Entries with chart source code
====================

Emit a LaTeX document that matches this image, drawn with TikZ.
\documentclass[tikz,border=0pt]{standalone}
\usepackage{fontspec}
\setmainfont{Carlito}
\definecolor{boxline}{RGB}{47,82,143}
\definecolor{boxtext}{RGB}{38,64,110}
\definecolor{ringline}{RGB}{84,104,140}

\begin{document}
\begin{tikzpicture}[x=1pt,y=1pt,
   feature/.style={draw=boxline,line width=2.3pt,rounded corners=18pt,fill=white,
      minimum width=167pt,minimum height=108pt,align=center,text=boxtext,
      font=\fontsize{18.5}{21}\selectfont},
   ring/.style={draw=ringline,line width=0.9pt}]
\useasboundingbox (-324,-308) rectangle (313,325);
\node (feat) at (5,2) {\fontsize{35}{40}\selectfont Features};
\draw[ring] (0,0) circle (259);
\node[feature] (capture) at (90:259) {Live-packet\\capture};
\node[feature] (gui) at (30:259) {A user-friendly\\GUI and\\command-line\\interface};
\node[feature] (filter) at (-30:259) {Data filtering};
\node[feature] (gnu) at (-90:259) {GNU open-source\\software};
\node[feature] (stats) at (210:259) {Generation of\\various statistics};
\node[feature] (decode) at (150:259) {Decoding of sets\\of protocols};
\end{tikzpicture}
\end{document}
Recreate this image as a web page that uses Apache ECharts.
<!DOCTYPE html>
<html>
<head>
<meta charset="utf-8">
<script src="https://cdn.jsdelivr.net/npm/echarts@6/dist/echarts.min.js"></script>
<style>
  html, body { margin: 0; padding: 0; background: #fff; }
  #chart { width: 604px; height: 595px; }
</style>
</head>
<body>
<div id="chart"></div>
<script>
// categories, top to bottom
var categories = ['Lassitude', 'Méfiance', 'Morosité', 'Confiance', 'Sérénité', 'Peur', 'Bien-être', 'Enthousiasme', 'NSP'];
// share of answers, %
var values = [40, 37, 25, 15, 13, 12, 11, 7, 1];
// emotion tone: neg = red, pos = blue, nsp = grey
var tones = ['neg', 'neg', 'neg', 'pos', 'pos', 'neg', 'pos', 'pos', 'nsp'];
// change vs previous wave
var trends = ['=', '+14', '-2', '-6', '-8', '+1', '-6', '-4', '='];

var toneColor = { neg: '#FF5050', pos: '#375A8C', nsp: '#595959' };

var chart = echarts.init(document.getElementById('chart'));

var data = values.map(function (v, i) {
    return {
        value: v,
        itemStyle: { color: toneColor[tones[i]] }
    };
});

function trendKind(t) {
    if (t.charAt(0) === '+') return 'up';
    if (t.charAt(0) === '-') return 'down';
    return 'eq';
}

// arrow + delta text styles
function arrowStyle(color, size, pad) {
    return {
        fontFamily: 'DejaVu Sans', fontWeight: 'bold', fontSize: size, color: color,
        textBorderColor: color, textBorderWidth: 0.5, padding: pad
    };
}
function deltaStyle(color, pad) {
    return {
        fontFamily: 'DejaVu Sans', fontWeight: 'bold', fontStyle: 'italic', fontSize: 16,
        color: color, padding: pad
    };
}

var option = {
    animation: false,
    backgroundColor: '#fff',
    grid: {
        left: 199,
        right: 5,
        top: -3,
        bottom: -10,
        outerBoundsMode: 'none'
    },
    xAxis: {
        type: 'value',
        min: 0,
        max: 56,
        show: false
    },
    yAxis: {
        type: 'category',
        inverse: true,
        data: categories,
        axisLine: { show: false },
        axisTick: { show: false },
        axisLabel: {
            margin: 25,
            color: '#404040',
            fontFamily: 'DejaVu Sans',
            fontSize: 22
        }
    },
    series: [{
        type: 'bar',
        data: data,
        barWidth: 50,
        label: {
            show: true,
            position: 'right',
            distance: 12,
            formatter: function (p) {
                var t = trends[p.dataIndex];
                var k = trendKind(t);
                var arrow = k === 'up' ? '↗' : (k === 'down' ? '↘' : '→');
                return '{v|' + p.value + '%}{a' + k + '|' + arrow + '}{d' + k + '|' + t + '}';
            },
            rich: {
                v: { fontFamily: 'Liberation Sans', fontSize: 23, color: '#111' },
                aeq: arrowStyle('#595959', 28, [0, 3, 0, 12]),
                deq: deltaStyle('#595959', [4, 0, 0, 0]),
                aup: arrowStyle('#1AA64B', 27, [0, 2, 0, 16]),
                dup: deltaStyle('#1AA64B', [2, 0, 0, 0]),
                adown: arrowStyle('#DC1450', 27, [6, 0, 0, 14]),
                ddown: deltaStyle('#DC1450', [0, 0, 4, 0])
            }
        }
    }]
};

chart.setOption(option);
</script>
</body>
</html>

====================

Task directions —
Every entry in the listing must be retyped exactly.

Final result —
Emit a LaTeX document that matches this image, drawn with TikZ.
\documentclass[tikz,border=0pt]{standalone}
\usepackage{fontspec}
\setmainfont{Carlito}
\definecolor{boxline}{RGB}{47,82,143}
\definecolor{boxtext}{RGB}{38,64,110}
\definecolor{ringline}{RGB}{84,104,140}

\begin{document}
\begin{tikzpicture}[x=1pt,y=1pt,
   feature/.style={draw=boxline,line width=2.3pt,rounded corners=18pt,fill=white,
      minimum width=167pt,minimum height=108pt,align=center,text=boxtext,
      font=\fontsize{18.5}{21}\selectfont},
   ring/.style={draw=ringline,line width=0.9pt}]
\useasboundingbox (-324,-308) rectangle (313,325);
\node (feat) at (5,2) {\fontsize{35}{40}\selectfont Features};
\draw[ring] (0,0) circle (259);
\node[feature] (capture) at (90:259) {Live-packet\\capture};
\node[feature] (gui) at (30:259) {A user-friendly\\GUI and\\command-line\\interface};
\node[feature] (filter) at (-30:259) {Data filtering};
\node[feature] (gnu) at (-90:259) {GNU open-source\\software};
\node[feature] (stats) at (210:259) {Generation of\\various statistics};
\node[feature] (decode) at (150:259) {Decoding of sets\\of protocols};
\end{tikzpicture}
\end{document}
Recreate this image as a web page that uses Apache ECharts.
<!DOCTYPE html>
<html>
<head>
<meta charset="utf-8">
<script src="https://cdn.jsdelivr.net/npm/echarts@6/dist/echarts.min.js"></script>
<style>
  html, body { margin: 0; padding: 0; background: #fff; }
  #chart { width: 604px; height: 595px; }
</style>
</head>
<body>
<div id="chart"></div>
<script>
// categories, top to bottom
var categories = ['Lassitude', 'Méfiance', 'Morosité', 'Confiance', 'Sérénité', 'Peur', 'Bien-être', 'Enthousiasme', 'NSP'];
// share of answers, %
var values = [40, 37, 25, 15, 13, 12, 11, 7, 1];
// emotion tone: neg = red, pos = blue, nsp = grey
var tones = ['neg', 'neg', 'neg', 'pos', 'pos', 'neg', 'pos', 'pos', 'nsp'];
// change vs previous wave
var trends = ['=', '+14', '-2', '-6', '-8', '+1', '-6', '-4', '='];

var toneColor = { neg: '#FF5050', pos: '#375A8C', nsp: '#595959' };

var chart = echarts.init(document.getElementById('chart'));

var data = values.map(function (v, i) {
    return {
        value: v,
        itemStyle: { color: toneColor[tones[i]] }
    };
});

function trendKind(t) {
    if (t.charAt(0) === '+') return 'up';
    if (t.charAt(0) === '-') return 'down';
    return 'eq';
}

// arrow + delta text styles
function arrowStyle(color, size, pad) {
    return {
        fontFamily: 'DejaVu Sans', fontWeight: 'bold', fontSize: size, color: color,
        textBorderColor: color, textBorderWidth: 0.5, padding: pad
    };
}
function deltaStyle(color, pad) {
    return {
        fontFamily: 'DejaVu Sans', fontWeight: 'bold', fontStyle: 'italic', fontSize: 16,
        color: color, padding: pad
    };
}

var option = {
    animation: false,
    backgroundColor: '#fff',
    grid: {
        left: 199,
        right: 5,
        top: -3,
        bottom: -10,
        outerBoundsMode: 'none'
    },
    xAxis: {
        type: 'value',
        min: 0,
        max: 56,
        show: false
    },
    yAxis: {
        type: 'category',
        inverse: true,
        data: categories,
        axisLine: { show: false },
        axisTick: { show: false },
        axisLabel: {
            margin: 25,
            color: '#404040',
            fontFamily: 'DejaVu Sans',
            fontSize: 22
        }
    },
    series: [{
        type: 'bar',
        data: data,
        barWidth: 50,
        label: {
            show: true,
            position: 'right',
            distance: 12,
            formatter: function (p) {
                var t = trends[p.dataIndex];
                var k = trendKind(t);
                var arrow = k === 'up' ? '↗' : (k === 'down' ? '↘' : '→');
                return '{v|' + p.value + '%}{a' + k + '|' + arrow + '}{d' + k + '|' + t + '}';
            },
            rich: {
                v: { fontFamily: 'Liberation Sans', fontSize: 23, color: '#111' },
                aeq: arrowStyle('#595959', 28, [0, 3, 0, 12]),
                deq: deltaStyle('#595959', [4, 0, 0, 0]),
                aup: arrowStyle('#1AA64B', 27, [0, 2, 0, 16]),
                dup: deltaStyle('#1AA64B', [2, 0, 0, 0]),
                adown: arrowStyle('#DC1450', 27, [6, 0, 0, 14]),
                ddown: deltaStyle('#DC1450', [0, 0, 4, 0])
            }
        }
    }]
};

chart.setOption(option);
</script>
</body>
</html>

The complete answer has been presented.